137 gün süren balık av yasağı 1 Eylül’de sona erecek. Ağlarını yenileyip, teknelerinin bakımını tamamlayan balıkçılar, ‘Vira Bismillah’ demeye hazır. Geçen yıl bekledikleri verimi alamayan balıkçıların yeni sezondaki umudu, palamut. 20 bin balıkçı teknesi önümüzdeki günlerde denize açılmayı beklerken, Türkiye’nin en büyük balıkçı köyü Rumeli Feneri’ndeki deniz emekçileri de hazırlıklarını tamamladı.
10 metreden 47 metreye kadar çeşitli boylarda 350’den fazla balıkçı teknesinin bağlı olduğu Rumeli Feneri Su Ürünleri Kooperatifi Başkanı Şekip Yalçın, geçtiğimiz yıldan daha bereketli bir av sezonu geçireceklerini belirtti.

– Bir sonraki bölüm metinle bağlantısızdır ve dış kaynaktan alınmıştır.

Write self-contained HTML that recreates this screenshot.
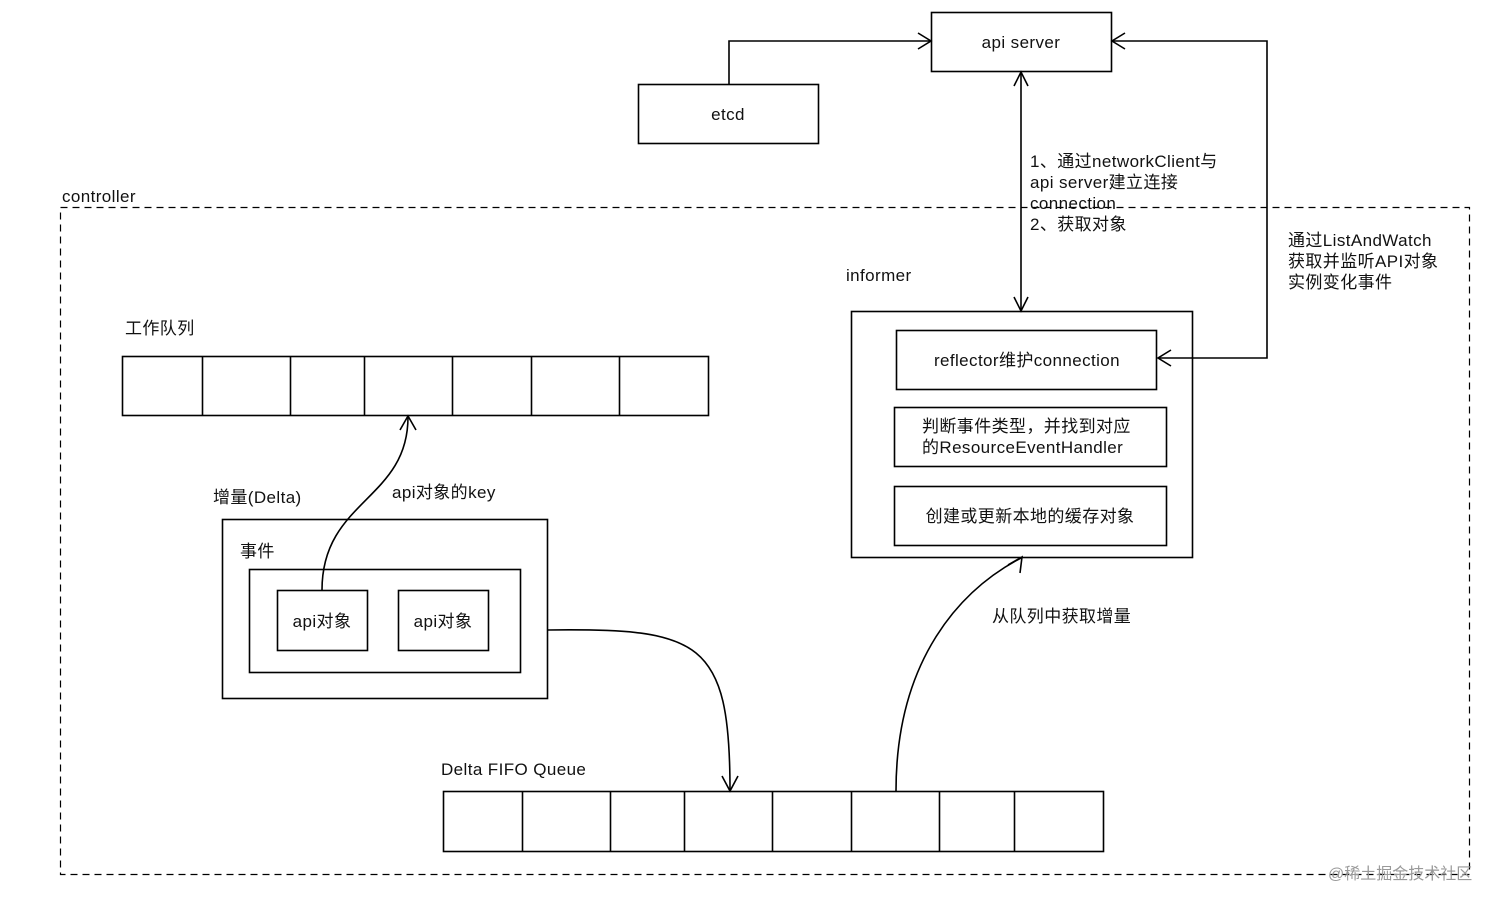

Yalçın, “Palamut şimdiden kendini gösterdi. Hem olta avcısı arkadaşlarımızdan hem de Beykoz dalyancısı Mustafa Kılınç’tan aldığımız bilgiler palamudun bizi mutlu edeceğini gösteriyor. Liman çevresinde bile çinekop gördük. İnşallah, çinekop da olacak ama palamut av sezonunun ilk dönemlerinde ağlarımıza dolacak umudundayız. Yaz çok sıcak geçtiği için hamsi büyüyemedi. Ayrıca palamut hamsi ile beslenir. Bu yüzden hamsinin çok olacağını düşünmüyoruz. İstavritin de az olacağını tahmin ediyoruz. Geçen sezon kötüydü, bu sezon çok umutlu ve hazırlıklıyız. Tayfa sayımızı bile artırdık. Deniz kirliliği bizi üzüyor. Ağlarımıza plastik atıklar doluyor, balığın az olmasının en büyük nedeni deniz kirliliği. Herkes denizi balıkçı kadar temiz tutarsa avımızın bereketi artar” dedi.
Sarıyer Belediye Başkanı Şükrü Genç, Türkiye’nin en büyük balıkçı köyü Rumeli Feneri’ni ziyaret ederek hazırlıkları gözlemledi. Genç, “İlçemizin bu kültürel zenginliğinin değerini biliyoruz. Ağlarını ve teknelerini onaran balıkçılar 1 Eylül’de denize açılırken, biz de onların bereketle dönmelerini isteyeceğiz. Balıkçıların sorunlarından birisi de kendi avladıkları balığı kendilerinin satamaması. Tüketiciye direk ulaşamadıkları için çok emek sarf etmelerine rağmen hak ettikleri parayı kazanamıyorlar” dedi.
Türkiye Denizcilik Vakfı (TÜDAV) Başkanı ve İstanbul Üniversitesi Su Bilimleri Fakültesi Öğretim Üyesi Prof. Dr. Bayram Öztürk şunları söyledi: “Verimli balıkçılık için denizlerimizin temiz kalması şart. Balıkta kalite, denizin kalitesiyle ilgilidir. Denizlerin korunmasında ortak bilinç oluşturmak ve çaba göstermek herkesin görevi. Marmara Denizi’nde yasak olmasına rağmen yapılan trol avcılığının önlenmesi gerekli. Sahil Güvenlik Komutanlığı ve deniz polisine büyük görev düşüyor. Av yasaklarına uyulmalı.”